The estimates for how much food energy the typical American needs to stay healthy hasn't changed.  In fact, in light of our increasingly luxurious lifestyles where you don't have to get up from the couch to change any of the channels, we "play" games by staying on that couch, and don't even walk around at malls much anymore, the estimates have probably decreased.  Americans average around 2600-2700 calories per day when our average level of physical activity is probably the lowest it's ever been.  The USDA still bases a lot of its assumptions on an idealized 2200 calorie diet, which is in my opinion a lot more in line with how much so many people are doing.

Our lives have become too easy, unhealthily so.  Channels that change from the couch.  Automatic transmissions.  Telephones that you can have anywhere in the house - no jogging to catch it before the answering machine does!  Remember when typing meant you had to bang the key hard enough to actually make the ink stick to the paper?  Even that made a difference.  Now, you're just clicking little switches;  a feather touch is all it takes.  Each modern keystroke is a teensy bit easier to complete than a manual typewriter keystroke.  It adds up.  If I were to bang out this collection of thoughts on a manual typewriter - remember that creaky old Underwood, Mom? - I'd be getting some exercise.  The keystrokes add up.

Their quantity has a quality all its own.  I believe that as a country, we must refocus ourselves on better understanding the qualities we seek to keep around ourselves.

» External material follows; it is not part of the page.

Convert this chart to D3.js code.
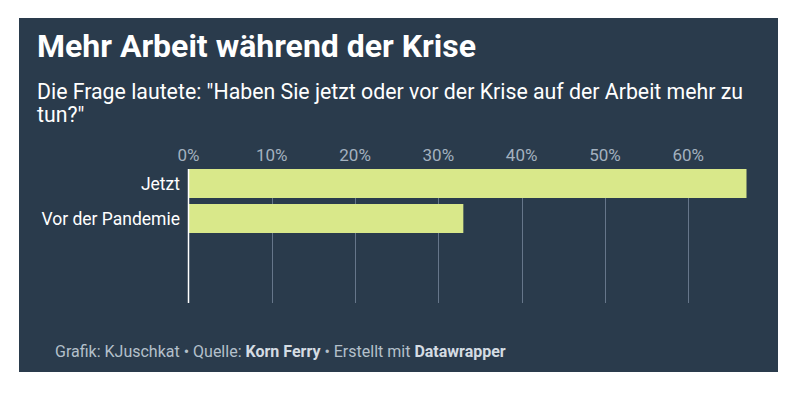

We must examine them, assess them.  Keep the ones that are harmless, take up more of the ones that are beneficial, set aside more of the ones that are destructive.  We can watch less TV and afford to get up when the channel needs changing.  Better yet, we can leave the TV off entirely and go walk around the block.  One step isn't exercise, but a few hundred is.  While you're out, stop by the store and pick up a gallon of milk.  Not soda, milk.  Vote more.  Text less.  Try to always listen longer than you talk.  We should increase the quantities of positive qualities.  We'll be better off for it.